Over the past several months, I have been attempting to incorporate a more modest, Jewish way of dressing, tznius. Tznius, or modest dress, is largely observed in Orthodox communities, but some Conservative and Reform Jews choose to dress modestly. Dressing modestly according to Orthodox Jewish code is more than just not wearing short skirts or showing mid-drift. The concept of tznius varies from community to community, but in general, for a women, dressing modestly includes wearing skits that at least cover your knees, wearing close toed shoes, wearing shirts that cover your elbows and collar bone, and if you are married, covering your hair. Some colors or styles of clothing are more traditional for certain communities so if you are joining a particular community it is important to follow their understanding of tznius.

In my community, part of the Conservative movement, dressing modestly is a concern, but not in the traditional ways of understanding tznius. For this reason, and the fact that there aren’t many Jews were I live, I really stand out when I dress according to tznius, but I keep reminding myself that that is no reason to not dress according to the way I understand and value tznius. Dressing according to Jewish tradition is not something I should be ashamed of. All people dress according to what they value and for me that means being in solidarity with Jews around the world who follow Jewish tradition.

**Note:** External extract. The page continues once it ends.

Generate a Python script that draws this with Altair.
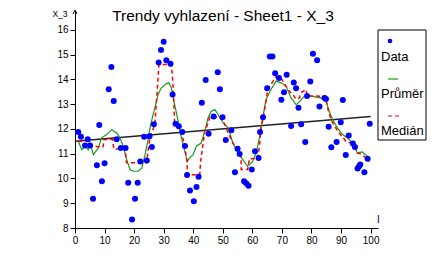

Each time I am afraid to look foolish as I put on a skirt and thick leggings (opposed to warm Jean pants) in the middle of Winter, I think of the courage it is taking many Jews around the world to dress differently. Women who are going through the same internal debate as they get dressed, and men who wear a kippah even though no one else around them does.

The action of taking every pair of shorts I own and getting rid of them seems rash, but honestly I have never really like wearing shorts anyway.  I also packed up most of my pants for donation, but a couple pairs stayed in the drawer. I kept them for a few reasons. First, I can wear them with a dress over, if necessary, on a really cold day. Second, it is scary to totally let go of all my clothing, and since my community is okay with pants, if I do want to go back to wearing pants I can. Lastly, it is empowering to know that I have perfectly good jeans sitting in the drawer but I am choosing to wear a skirt.

Following Orthodox tznuis isn’t for everyone, and I certainly don’t follow it as strictly as someone else might, but I find it to be an important dimension of Judaism in my life, especially at this point of trying to enter the Jewish community. I wish everyone luck in finding what tradition has to offer them and ways to incorporate meaningful practices into their daily life. Clothing is just one way I am reminded in daily life of my relationship to Hashem and to other people in the world.